Особую роль выполняют в тексте обеих сказок рисунки. Они восполняют тот зрелищный аспект, недостаток которого из-за отсутствия описаний иначе неизбежно ощущался бы в тексте. Сказка Кэрролла с самого начала прямо ориентирована на них. Они не только иллюстрируют текст: они его восполняют и проясняют. Рисунки — органическая часть сказок Кэрролла. Сравнивая первоначальные рисунки Кэрролла («Приключения Алисы под землей») и иллюстрации Тенниела, читая их переписку во время работы над иллюстрациями, понимаешь, насколько близко следовал Тенниел замыслу писателя. Многие из его рисунков развивают те эскизы, которые были набросаны Кэрроллом.
Наконец, в самом построении «изнаночного», «перевернутого вверх ногами» мира Кэрролл, как никто, следует принципам «необузданного», «дикого» (Лэм) фольклорного духа. Мы бесконечно далеки от мысли о том, что между нонсенсом викторианца-Кэрролла и вдохновившей его архаичной праздничной карнавальной традицией можно поставить знак равенства. И все же нам кажется небесполезным предположить генетическую связь между этой традицией и сказками Кэрролла.
Фольклор перевертывает вверх дном, выворачивает наизнанку, меняет большое на малое, а малое на большое, холодное на теплое, теплое на холодное; фольклор играет «перевертышами», «переверзиями» (Чуковский)[149] в пище, одежде, явлениях природы, действующих лицах, объектах действия, качествах и пр. Кэрролл смело следует фольклорной традиции.
Излюбленным фольклорным приемом являются переверзии, связанные с размерами действующих лиц. Таких переверзий немало и в двух сказках Кэрролла. В Стране чудес Алиса несколько раз катастрофически меняется — то уменьшается, да так, что начинает бояться, как бы ей вовсе не исчезнуть, а то вдруг вырастает. Соответственно все вокруг изменяется в обратном отношении. В эпизоде со щенком, например, Алиса — крошка, а щенок огромный, как ломовая лошадь, и пр. В Зазеркалье сама Алиса сохраняет свой рост, зато там меняются другие действующие лица. Вокруг цветка вьются, словно рой пчел, крошечные слоны, а Комар, с которым беседует Алиса, напротив, такой огромный, что Алиса боится, как бы ее не унесло его вздохом.

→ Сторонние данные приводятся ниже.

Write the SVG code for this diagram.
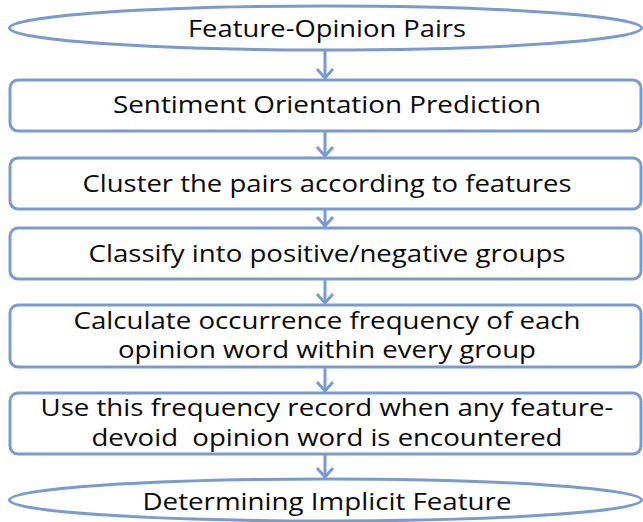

Кэрролл широко использует и другие переверзии. Садовник Белого Кролика выкапывает яблоки из земли, а летящая вниз в колодец Алиса размышляет о том, что «антипатии» в Новой Зеландии ходят вниз головой. Переверзин верха и низа, рассыпанные по всей сказке, дополняются переверзиями субъекта и объекта. «Едят ли кошки мошек… Едят ли мошки кошек?» — твердит сонная Алиса, меняя действующих лиц местами. «Вот судья, — размышляет она в сцене суда, переворачивая причину и следствие, — оттого он и судья, что в парике». В той же сцене дрожащий от страха Болванщик откусывает вместо бутерброда кусок чашки, которую держит в руке. Принцип переверзии прямо формулируется в словах Траляля: «Задом-наперед, совсем наоборот». Он обсуждается участниками Безумного чаепития, переворачивающими субъект и объект высказывания. «Нужно всегда говорить то, что думаешь», — наставляет Алису Мартовский Заяц. На что смущенная Алиса отвечает: «Я так и делаю. По крайней мере… по крайней мере я всегда думаю то, что говорю… а это одно и то же». — «Совсем не одно и то же, — возражает Болванщик. — Так ты еще чего доброго скажешь, будто „Я вижу то, что ем“, и „Я ем то, что вижу“, — одно и то же!» — «Так ты еще скажешь, будто „Что имею, то люблю“, и „Что люблю, то имею“, — одно и то же!» — подхватывает Мартовский Заяц» (58).
Фольклор играет переверзиями части и целого. Он отчуждает части тела, предоставляя им автономность, независимость от целого. Такова известная народная песенка о малютке Бо-пин, где отчуждались овечьи хвосты. Точный возраст этой песенки не установлен, однако уже к началу XIX в. она была очень популярна, существуют записи текста 1805 и 1810 гг.; мы знаем, что ее распевали в народных представлениях, изображали в пантомиме.